DATA SECTION:
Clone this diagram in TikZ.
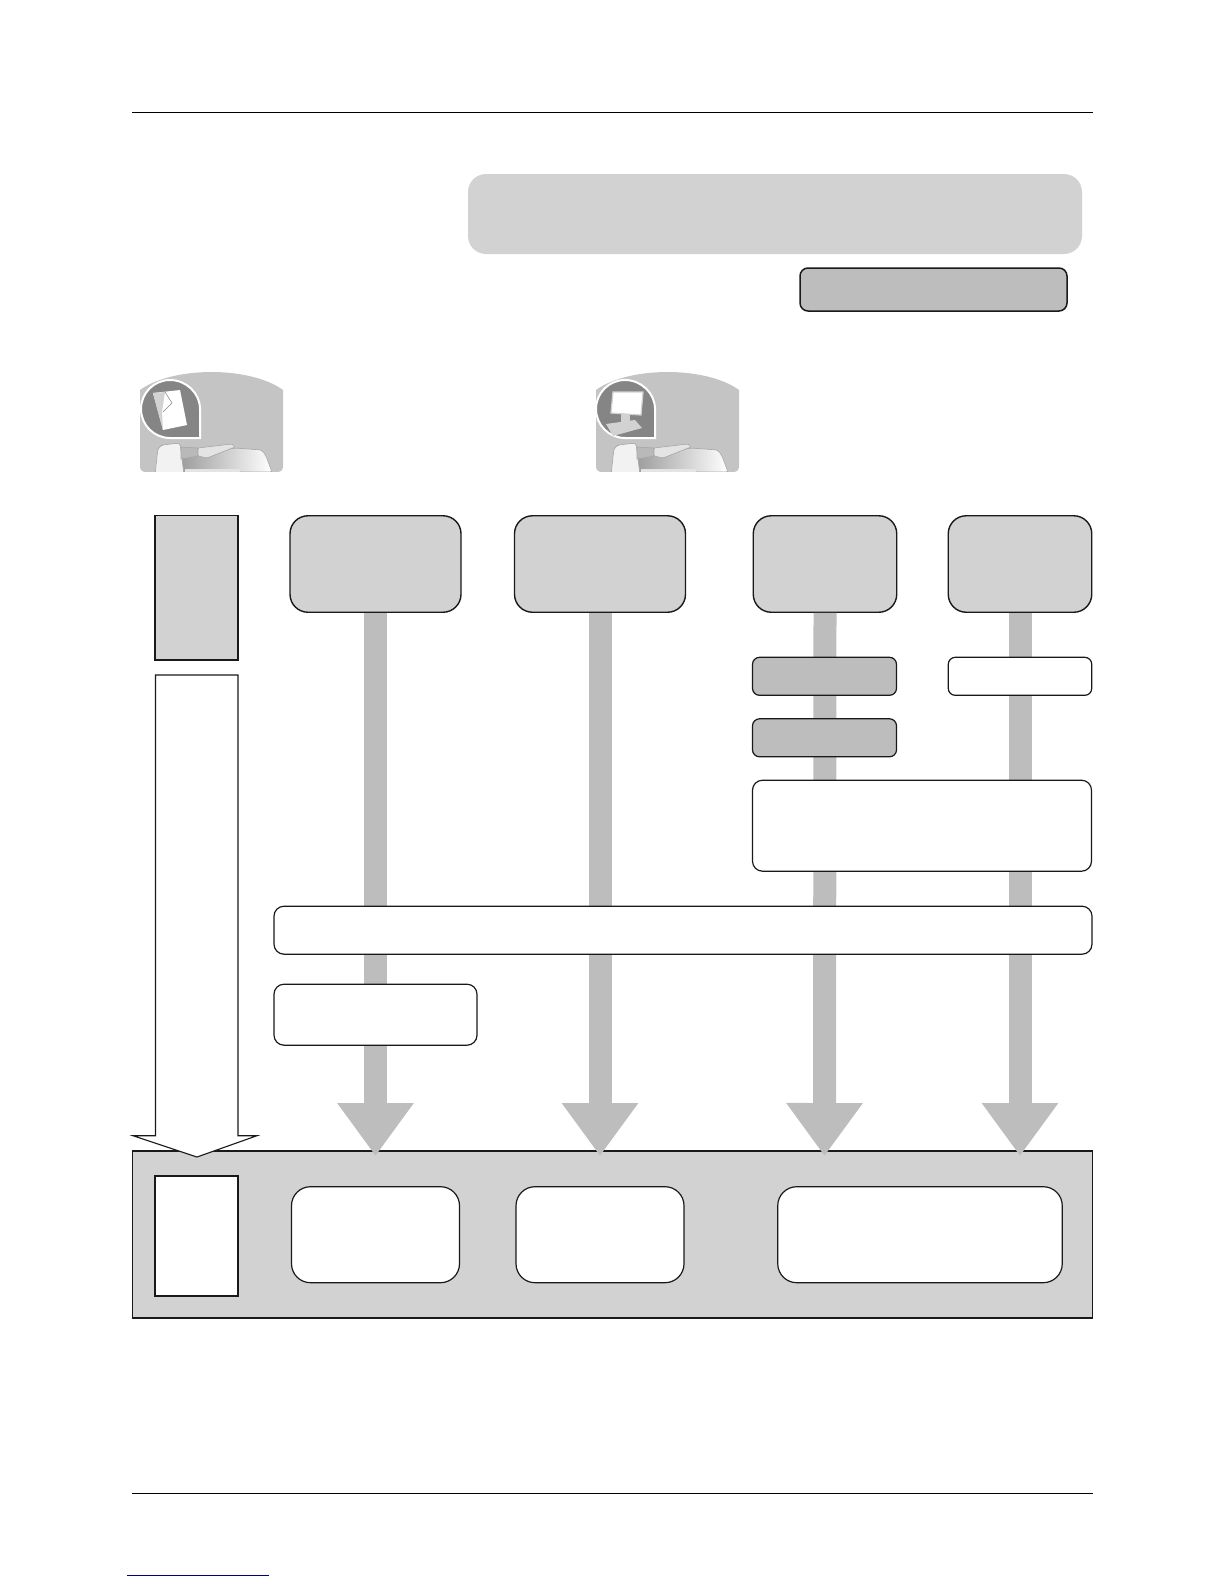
\documentclass[tikz,border=0pt]{standalone}
\usepackage{tikz}
\usetikzlibrary{arrows.meta, calc}
\definecolor{my-light}{HTML}{D2D2D2}
\definecolor{my-mid}{HTML}{BDBDBD}
\definecolor{my-dark}{HTML}{858585}
\tikzset{
    my-box/.style={
        draw=black!90, line width=1.2pt, shape=rectangle, inner sep=0pt
    },
    my-head/.style={
        my-box, fill=my-light, rounded corners=18pt
    },
    my-step/.style={
        my-box, fill=my-mid, rounded corners=7pt
    },
    my-note/.style={
        my-box, fill=white, rounded corners=7pt
    },
    my-result/.style={
        my-box, fill=white, rounded corners=19pt
    },
    my-flow/.style={
        draw=my-mid, line width=23pt, -{Triangle[width=73pt, length=53pt]}
    },
    my-rule/.style={
        line width=1.2pt, black
    },
    my-copier/.pic={
        % BODY
        \fill[my-mid!90!white] (0,18) .. controls (33,-6) and (110,-6) .. (143,18)
            -- (143,94) .. controls (143,98) and (141,100) .. (137,100)
            -- (6,100) .. controls (2,100) and (0,98) .. (0,94) -- cycle;
        % MACHINE
        \shade[left color=my-dark!80!white, right color=white, draw=gray!70, line width=.6pt, rounded corners=2pt] (41,86) -- (95,76) -- (122,78) -- (126,84) -- (132,100) -- (41,100) -- cycle;
        \filldraw[draw=gray!70, fill=white!90!gray, line width=.6pt, rounded corners=3pt] (15,103) -- (18,76) -- (22,73) -- (40,71) -- (44,103) -- cycle;
        \filldraw[draw=gray!70, fill=gray!55, line width=.6pt] (41,75) -- (58,76) -- (58,84) -- (41,87) -- cycle;
        \filldraw[draw=gray!70, fill=my-light!60!white, line width=.6pt, rounded corners=1pt] (58,76) -- (92,72) -- (95,75) -- (67,86) -- (58,84) -- cycle;
        \fill[my-light!60!white] (45,97) rectangle (100,100);
        % WHITE PAGE BELOW THE ICON
        \fill[white] (-1,100) rectangle (144,104);
    },
}

\begin{document}
\begin{tikzpicture}[x=1pt, y=-1pt]

        \useasboundingbox (0,0) rectangle (1224,1584);

        % PAGE RULES AND LINK
        \coordinate (TOPL) at (132,112.5);
        \coordinate (TOPR) at (1093,112.5);
        \coordinate (BOTL) at (132,1493.5);
        \coordinate (BOTR) at (1093,1493.5);
        \coordinate (LINKL) at (127,1575);
        \coordinate (LINKR) at (269,1575);
        \draw[my-rule] (TOPL) -- (TOPR);
        \draw[my-rule] (BOTL) -- (BOTR);
        \draw[line width=1pt, blue!50!black] (LINKL) -- (LINKR);

        % BANNER
        \node[shape=rectangle, fill=my-light, rounded corners=18pt, inner sep=0pt,
              minimum width=614pt, minimum height=80pt] (BANNER) at (775,214) {};
        \node[my-step, rounded corners=8pt, line width=1.5pt, minimum width=267pt, minimum height=43pt] (TAG) at (933.5,289.5) {};

        % ICONS
        \begin{scope}[shift={(140,372)}]
            \pic {my-copier};
            \filldraw[draw=white, line width=2pt, fill=my-dark] (60,66) -- (30,66)
                .. controls (14,66) and (1,53) .. (1,37) .. controls (1,21) and (14,8) .. (30,8)
                .. controls (46,8) and (60,21) .. (60,37) -- cycle;
            \fill[white] (13,21) -- (40,18) -- (47,53) -- (23,58) -- cycle;
            \fill[my-light] (13,21) -- (25,20) -- (22,40) -- (23,58) -- cycle;
            \draw[my-dark, line width=.5pt] (25,20) -- (32,31) -- (23,40);
        \end{scope}
        \begin{scope}[shift={(596,372)}]
            \pic {my-copier};
            \filldraw[draw=white, line width=2pt, fill=my-dark] (59,66) -- (29,66)
                .. controls (13,66) and (0,53) .. (0,37) .. controls (0,21) and (13,8) .. (29,8)
                .. controls (45,8) and (59,21) .. (59,37) -- cycle;
            \fill[my-light] (25,42) rectangle (34,50);
            \filldraw[draw=my-light, fill=white, line width=1.2pt] (17,20) -- (47,20) -- (45,43) -- (15,41) -- cycle;
            \fill[my-light] (10,52) -- (39,48) -- (46,56) -- (17,64) -- cycle;
        \end{scope}

        % BOTTOM PANEL
        \node[draw=black!90, line width=1.2pt, fill=my-light, shape=rectangle, inner sep=0pt,
              minimum width=960pt, minimum height=167pt] (PANEL) at (612.5,1234.5) {};

        % HEADER BOXES
        \node[my-box, line width=1.7pt, fill=my-light, minimum width=83pt, minimum height=144.5pt] (SIDE) at (196.5,587.8) {};
        \node[my-head, line width=1.4pt, minimum width=171pt, minimum height=96.5pt] (HEADA) at (375.5,564) {};
        \node[my-head, line width=1.4pt, minimum width=171pt, minimum height=96.5pt] (HEADB) at (600,564) {};
        \node[my-head, line width=1.4pt, minimum width=143.5pt, minimum height=96.5pt] (HEADC) at (825,564) {};
        \node[my-head, line width=1.4pt, minimum width=143.5pt, minimum height=96.5pt] (HEADD) at (1020,564) {};

        % FLOW ARROWS
        \coordinate (FLOWA) at (375.5,1156);
        \coordinate (FLOWB) at (600,1156);
        \coordinate (FLOWC) at (824.5,1156);
        \coordinate (FLOWD) at (1020,1156);
        \draw[my-flow] (HEADA.south) -- (FLOWA);
        \draw[my-flow] (HEADB.south) -- (FLOWB);
        \draw[my-flow] (HEADC.south) -- (FLOWC);
        \draw[my-flow] (HEADD.south) -- (FLOWD);

        % BOXES ON THE ARROWS
        \node[my-step, minimum width=144pt, minimum height=38pt] (STEPC1) at (824.5,676.3) {};
        \node[my-step, minimum width=144pt, minimum height=38pt] (STEPC2) at (824.5,737.8) {};
        \node[my-note, minimum width=143.5pt, minimum height=38pt] (STEPD1) at (1020,676.3) {};
        \node[my-note, rounded corners=10pt, minimum width=339pt, minimum height=91pt] (WIDE) at (922,825.7) {};
        \node[my-note, rounded corners=10pt, minimum width=818pt, minimum height=48pt] (LONG) at (683,930.2) {};
        \node[my-note, rounded corners=10pt, minimum width=203pt, minimum height=61pt] (SHORT) at (375.5,1014.7) {};

        % WHITE ARROW
        \filldraw[draw=black!90, line width=1.1pt, fill=white] (155.5,675) -- (238,675) -- (238,1135.7)
            -- (257,1135.7) -- (197,1157) -- (133,1135.7) -- (155.5,1135.7) -- cycle;

        % RESULT BOXES
        \node[my-box, fill=white, minimum width=83pt, minimum height=120pt] (OUT) at (196.5,1236) {};
        \node[my-result, minimum width=168pt, minimum height=96pt] (RESA) at (375.5,1234.7) {};
        \node[my-result, minimum width=168pt, minimum height=96pt] (RESB) at (600,1234.7) {};
        \node[my-result, minimum width=284.5pt, minimum height=96pt] (RESC) at (920,1234.7) {};

\end{tikzpicture}
\end{document}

TASK DETAILS:
Transcribe the material as is, with images omitted.

SOLUTION:
Clone this diagram in TikZ.
\documentclass[tikz,border=0pt]{standalone}
\usepackage{tikz}
\usetikzlibrary{arrows.meta, calc}
\definecolor{my-light}{HTML}{D2D2D2}
\definecolor{my-mid}{HTML}{BDBDBD}
\definecolor{my-dark}{HTML}{858585}
\tikzset{
    my-box/.style={
        draw=black!90, line width=1.2pt, shape=rectangle, inner sep=0pt
    },
    my-head/.style={
        my-box, fill=my-light, rounded corners=18pt
    },
    my-step/.style={
        my-box, fill=my-mid, rounded corners=7pt
    },
    my-note/.style={
        my-box, fill=white, rounded corners=7pt
    },
    my-result/.style={
        my-box, fill=white, rounded corners=19pt
    },
    my-flow/.style={
        draw=my-mid, line width=23pt, -{Triangle[width=73pt, length=53pt]}
    },
    my-rule/.style={
        line width=1.2pt, black
    },
    my-copier/.pic={
        % BODY
        \fill[my-mid!90!white] (0,18) .. controls (33,-6) and (110,-6) .. (143,18)
            -- (143,94) .. controls (143,98) and (141,100) .. (137,100)
            -- (6,100) .. controls (2,100) and (0,98) .. (0,94) -- cycle;
        % MACHINE
        \shade[left color=my-dark!80!white, right color=white, draw=gray!70, line width=.6pt, rounded corners=2pt] (41,86) -- (95,76) -- (122,78) -- (126,84) -- (132,100) -- (41,100) -- cycle;
        \filldraw[draw=gray!70, fill=white!90!gray, line width=.6pt, rounded corners=3pt] (15,103) -- (18,76) -- (22,73) -- (40,71) -- (44,103) -- cycle;
        \filldraw[draw=gray!70, fill=gray!55, line width=.6pt] (41,75) -- (58,76) -- (58,84) -- (41,87) -- cycle;
        \filldraw[draw=gray!70, fill=my-light!60!white, line width=.6pt, rounded corners=1pt] (58,76) -- (92,72) -- (95,75) -- (67,86) -- (58,84) -- cycle;
        \fill[my-light!60!white] (45,97) rectangle (100,100);
        % WHITE PAGE BELOW THE ICON
        \fill[white] (-1,100) rectangle (144,104);
    },
}

\begin{document}
\begin{tikzpicture}[x=1pt, y=-1pt]

        \useasboundingbox (0,0) rectangle (1224,1584);

        % PAGE RULES AND LINK
        \coordinate (TOPL) at (132,112.5);
        \coordinate (TOPR) at (1093,112.5);
        \coordinate (BOTL) at (132,1493.5);
        \coordinate (BOTR) at (1093,1493.5);
        \coordinate (LINKL) at (127,1575);
        \coordinate (LINKR) at (269,1575);
        \draw[my-rule] (TOPL) -- (TOPR);
        \draw[my-rule] (BOTL) -- (BOTR);
        \draw[line width=1pt, blue!50!black] (LINKL) -- (LINKR);

        % BANNER
        \node[shape=rectangle, fill=my-light, rounded corners=18pt, inner sep=0pt,
              minimum width=614pt, minimum height=80pt] (BANNER) at (775,214) {};
        \node[my-step, rounded corners=8pt, line width=1.5pt, minimum width=267pt, minimum height=43pt] (TAG) at (933.5,289.5) {};

        % ICONS
        \begin{scope}[shift={(140,372)}]
            \pic {my-copier};
            \filldraw[draw=white, line width=2pt, fill=my-dark] (60,66) -- (30,66)
                .. controls (14,66) and (1,53) .. (1,37) .. controls (1,21) and (14,8) .. (30,8)
                .. controls (46,8) and (60,21) .. (60,37) -- cycle;
            \fill[white] (13,21) -- (40,18) -- (47,53) -- (23,58) -- cycle;
            \fill[my-light] (13,21) -- (25,20) -- (22,40) -- (23,58) -- cycle;
            \draw[my-dark, line width=.5pt] (25,20) -- (32,31) -- (23,40);
        \end{scope}
        \begin{scope}[shift={(596,372)}]
            \pic {my-copier};
            \filldraw[draw=white, line width=2pt, fill=my-dark] (59,66) -- (29,66)
                .. controls (13,66) and (0,53) .. (0,37) .. controls (0,21) and (13,8) .. (29,8)
                .. controls (45,8) and (59,21) .. (59,37) -- cycle;
            \fill[my-light] (25,42) rectangle (34,50);
            \filldraw[draw=my-light, fill=white, line width=1.2pt] (17,20) -- (47,20) -- (45,43) -- (15,41) -- cycle;
            \fill[my-light] (10,52) -- (39,48) -- (46,56) -- (17,64) -- cycle;
        \end{scope}

        % BOTTOM PANEL
        \node[draw=black!90, line width=1.2pt, fill=my-light, shape=rectangle, inner sep=0pt,
              minimum width=960pt, minimum height=167pt] (PANEL) at (612.5,1234.5) {};

        % HEADER BOXES
        \node[my-box, line width=1.7pt, fill=my-light, minimum width=83pt, minimum height=144.5pt] (SIDE) at (196.5,587.8) {};
        \node[my-head, line width=1.4pt, minimum width=171pt, minimum height=96.5pt] (HEADA) at (375.5,564) {};
        \node[my-head, line width=1.4pt, minimum width=171pt, minimum height=96.5pt] (HEADB) at (600,564) {};
        \node[my-head, line width=1.4pt, minimum width=143.5pt, minimum height=96.5pt] (HEADC) at (825,564) {};
        \node[my-head, line width=1.4pt, minimum width=143.5pt, minimum height=96.5pt] (HEADD) at (1020,564) {};

        % FLOW ARROWS
        \coordinate (FLOWA) at (375.5,1156);
        \coordinate (FLOWB) at (600,1156);
        \coordinate (FLOWC) at (824.5,1156);
        \coordinate (FLOWD) at (1020,1156);
        \draw[my-flow] (HEADA.south) -- (FLOWA);
        \draw[my-flow] (HEADB.south) -- (FLOWB);
        \draw[my-flow] (HEADC.south) -- (FLOWC);
        \draw[my-flow] (HEADD.south) -- (FLOWD);

        % BOXES ON THE ARROWS
        \node[my-step, minimum width=144pt, minimum height=38pt] (STEPC1) at (824.5,676.3) {};
        \node[my-step, minimum width=144pt, minimum height=38pt] (STEPC2) at (824.5,737.8) {};
        \node[my-note, minimum width=143.5pt, minimum height=38pt] (STEPD1) at (1020,676.3) {};
        \node[my-note, rounded corners=10pt, minimum width=339pt, minimum height=91pt] (WIDE) at (922,825.7) {};
        \node[my-note, rounded corners=10pt, minimum width=818pt, minimum height=48pt] (LONG) at (683,930.2) {};
        \node[my-note, rounded corners=10pt, minimum width=203pt, minimum height=61pt] (SHORT) at (375.5,1014.7) {};

        % WHITE ARROW
        \filldraw[draw=black!90, line width=1.1pt, fill=white] (155.5,675) -- (238,675) -- (238,1135.7)
            -- (257,1135.7) -- (197,1157) -- (133,1135.7) -- (155.5,1135.7) -- cycle;

        % RESULT BOXES
        \node[my-box, fill=white, minimum width=83pt, minimum height=120pt] (OUT) at (196.5,1236) {};
        \node[my-result, minimum width=168pt, minimum height=96pt] (RESA) at (375.5,1234.7) {};
        \node[my-result, minimum width=168pt, minimum height=96pt] (RESB) at (600,1234.7) {};
        \node[my-result, minimum width=284.5pt, minimum height=96pt] (RESC) at (920,1234.7) {};

\end{tikzpicture}
\end{document}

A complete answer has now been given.